Honeywell Aerospace President and CEO Mike Madsen discussed some of the new avionics and engine technologies the company is developing during a virtual press event as part of the Virtual NBAA Business Aviation Conference and Exhibition (VBACE) on Dec. 2.
Honeywell Aerospace is focusing on supporting new and next generation business aircraft by innovating with propulsion and avionics systems, Mike Madsen, the president and CEO of Honeywell Aerospace, said. Madsen discussed the current climate of business aviation and a long-range forecast for the industry as well as Honeywell’s plans to address both topics during a Dec. 2 webinar.
Madsen said Honeywell will continue to upgrade the HTF engine family and create an entirely new engine centerline for larger and super midsize aircraft.
“We're working on product improvement upgrades and technology assertions for the HTF 7000 series engines," Madsen said. “We are also working on a new centerline engine that I will just say will be larger than the HTF engine and more to come on that. You know when you're in the engine business, you never get out of the game. You're constantly investing in these products. They have a long life, but they do need to be refreshed occasionally and we do see this general migration toward larger aircraft and the need and desire to be able to do with a mid-size airplane or a super mid-sized airplane what today can only be done with a large or ultra-long range aircraft.”
In terms of advanced avionics developments, Honeywell will be working on open software architecture flexibility and interconnectivity, Madsen said. This would be something similar to what the military is doing with the Future Airborne Capability Environment (FACE).
“The way we're thinking about this is to think about core features that are tied to our fundamental aircraft performance and safety features, those things being sort of hard-coded but functionality, that's tailorable wrapped around that,” Madsen said. “We want to make that available to the operators and to the airframers. It gives them a chance to make the aircraft a bit more be-spoke to that brand, or even to the operator that owns the aircraft. We think that's going to be absolutely required in going forward.”

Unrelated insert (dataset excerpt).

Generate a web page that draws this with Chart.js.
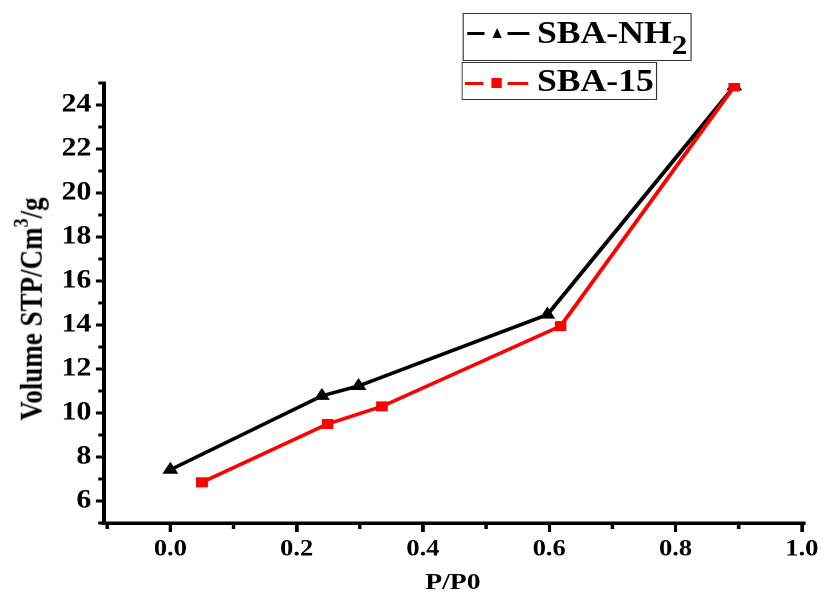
<!DOCTYPE html>
<html>
<head>
<meta charset="utf-8">
<script src="https://cdn.jsdelivr.net/npm/chart.js@4.4.1/dist/chart.umd.min.js"></script>
<style>
html,body{margin:0;padding:0;background:#fff;overflow:hidden;width:824px;height:598px;}
#wrap{position:absolute;left:0;top:0;width:716px;height:598px;transform:scaleX(1.1508);transform-origin:0 0;}
#c{position:absolute;left:0;top:0;width:716px;height:598px;}
.t{position:absolute;font-family:"Liberation Serif","Times New Roman",serif;font-weight:bold;color:#000;white-space:nowrap;line-height:1;}
.box{position:absolute;border:1.5px solid #333;box-sizing:border-box;background:#fff;}
.ln{position:absolute;height:3px;}
</style>
</head>
<body>
<div id="wrap">
  <canvas id="c" width="716" height="598"></canvas>

  <div class="box" style="left:402px;top:12.5px;width:198.5px;height:48px;"></div>
  <div class="ln" style="left:405.8px;top:31.5px;width:15.5px;background:#000;"></div>
  <div style="position:absolute;left:427.9px;top:27.5px;width:0;height:0;border-left:4.8px solid transparent;border-right:4.8px solid transparent;border-bottom:10px solid #000;"></div>
  <div class="ln" style="left:441.4px;top:31.5px;width:19px;background:#000;"></div>
  <div class="t" style="left:466.6px;top:17.3px;font-size:31px;">SBA-NH<span style="font-size:27px;position:relative;top:11px;">2</span></div>

  <div class="box" style="left:401.2px;top:61.7px;width:169.5px;height:38.5px;"></div>
  <div class="ln" style="left:404px;top:81.8px;width:15.5px;background:#ff0000;"></div>
  <div style="position:absolute;left:427.3px;top:78.3px;width:8.7px;height:10px;background:#ff0000;"></div>
  <div class="ln" style="left:441.4px;top:81.8px;width:17.5px;background:#ff0000;"></div>
  <div class="t" style="left:466.6px;top:65px;font-size:31px;">SBA-15</div>

  <div class="t" id="ytitle" style="left:27.5px;top:309px;font-size:27px;transform:translate(-50%,-50%) rotate(-90deg);">Volume STP/Cm<span style="font-size:18px;position:relative;top:-12px;">3</span>/g</div>
  <div class="t" id="xtitle" style="left:393.6px;top:581px;font-size:24px;transform:translate(-50%,-50%);">P/P0</div>
</div>
<script>
const xTicks = [0.0, 0.2, 0.4, 0.6, 0.8, 1.0];
const xMinorTicks = [-0.1, 0.1, 0.3, 0.5, 0.7, 0.9];
const yTicks = [6, 8, 10, 12, 14, 16, 18, 20, 22, 24];
const yMinorTicks = [5, 7, 9, 11, 13, 15, 17, 19, 21, 23, 25];

const nh2P = [0.0, 0.24, 0.298, 0.597, 0.893];
const nh2V = [7.42, 10.78, 11.23, 14.47, 24.85];
const sba15P = [0.05, 0.249, 0.335, 0.618, 0.893];
const sba15V = [6.85, 9.5, 10.3, 13.95, 24.85];

const FONT = '"Liberation Serif", "Times New Roman", serif';

const minorTicks = {
  id: 'minorTicks',
  afterDraw(chart) {
    const {ctx, chartArea: a} = chart;
    const xs = chart.scales.x, ys = chart.scales.y;
    ctx.save();
    ctx.strokeStyle = '#000';
    ctx.lineWidth = 3;
    ctx.beginPath();
    xMinorTicks.forEach(v => {
      const px = xs.getPixelForValue(v);
      ctx.moveTo(px, a.bottom);
      ctx.lineTo(px, a.bottom + 6);
    });
    yMinorTicks.forEach(v => {
      const py = ys.getPixelForValue(v);
      ctx.moveTo(a.left, py);
      ctx.lineTo(a.left - 5, py);
    });
    ctx.stroke();
    ctx.restore();
  }
};

new Chart(document.getElementById('c'), {
  type: 'scatter',
  data: {
    datasets: [
      {
        label: 'SBA-NH2',
        data: nh2P.map((p, i) => ({x: p, y: nh2V[i]})),
        showLine: true,
        borderColor: '#000',
        backgroundColor: '#000',
        borderWidth: 3.5,
        pointStyle: 'triangle',
        pointRadius: 8,
        pointBorderWidth: 0,
        pointBackgroundColor: '#000',
        order: 2
      },
      {
        label: 'SBA-15',
        data: sba15P.map((p, i) => ({x: p, y: sba15V[i]})),
        showLine: true,
        borderColor: '#ff0000',
        backgroundColor: '#ff0000',
        borderWidth: 3.5,
        pointStyle: 'rect',
        pointRadius: 7.1,
        pointBorderWidth: 0,
        pointBackgroundColor: '#ff0000',
        order: 1
      }
    ]
  },
  options: {
    responsive: false,
    animation: false,
    devicePixelRatio: 2,
    layout: {padding: {left: 0, top: 83, right: 16.5, bottom: 0}},
    plugins: {legend: {display: false}, tooltip: {enabled: false}, title: {display: false}},
    scales: {
      x: {
        type: 'linear',
        min: -0.105,
        max: 1.005,
        afterBuildTicks: s => { s.ticks = xTicks.map(v => ({value: v})); },
        afterFit: s => { s.height = 75; },
        grid: {drawOnChartArea: false, drawTicks: true, tickLength: 9, tickWidth: 3, color: '#000'},
        border: {display: true, width: 3.5, color: '#000'},
        ticks: {
          color: '#000', padding: 4, maxRotation: 0, autoSkip: false,
          font: {family: FONT, size: 23, weight: 'bold'},
          callback: v => Number(v).toFixed(1)
        }
      },
      y: {
        type: 'linear',
        min: 5,
        max: 25,
        afterBuildTicks: s => { s.ticks = yTicks.map(v => ({value: v})); },
        afterFit: s => { s.width = 90.4; },
        grid: {drawOnChartArea: false, drawTicks: true, tickLength: 7, tickWidth: 3, color: '#000'},
        border: {display: true, width: 3.5, color: '#000'},
        ticks: {
          color: '#000', padding: 4, autoSkip: false,
          font: {family: FONT, size: 26, weight: 'bold'},
          callback: v => String(v)
        }
      }
    }
  },
  plugins: [minorTicks]
});
</script>
</body>
</html>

Another area where Honeywell sees interest is in connected offerings like satellite connectivity for cockpit and maintenance applications. He said the connected maintenance plans would be offered in conjunction with maintenance service plans already offered.
Among the connected aircraft applications under development are methods for automatically downloading engine data, Wi-Fi auto-billing and continuous engine health diagnostics, according to Madsen.
“Honeywell has introduced in a cell maintenance service plan for each for its HTF family of engines that now includes the new cell system and the components. This is for the Lombardi A Challenger 300 aircraft, the Challenger 350 aircraft, Gulfstream G280, and the Embraer Legacy 450/500 aircraft. And there are different options there I think you'll see those kinds of things, all-inclusive maintenance plans," Madsen said.
In 2021 Honeywell will also introduce a new lightweight micro-power unit mechanical system for smaller business aircraft that do not come equipped with an auxiliary power unit (APU), and they will also be releasing updates to their RDR 7000 weather radar system. The avionics maker will also be developing new compact fly by wire systems not only for business and general aviation, Urban Air Mobility (UAM), and unmanned aircraft systems (UAS).
The impact of COVID-19 is likely to still have consequences on the business aviation industry through 2022, however, in five years Madsen said he sees the industry growing again. The five-year purchase plans Honeywell is tracking for aircraft have been largely unchanged, he said.
“We're expecting some strong growth, really growth in every segment, but the strongest segments for growth over the next 10 years will we expect to see in the super midsize and large cabin aircraft, Madsen said. “I think it's an evolving situation, the buyers of super midsize and large cabin aircraft continue to rate operating costs, direct operating cost, and cabin size, either first and second or vice versa.”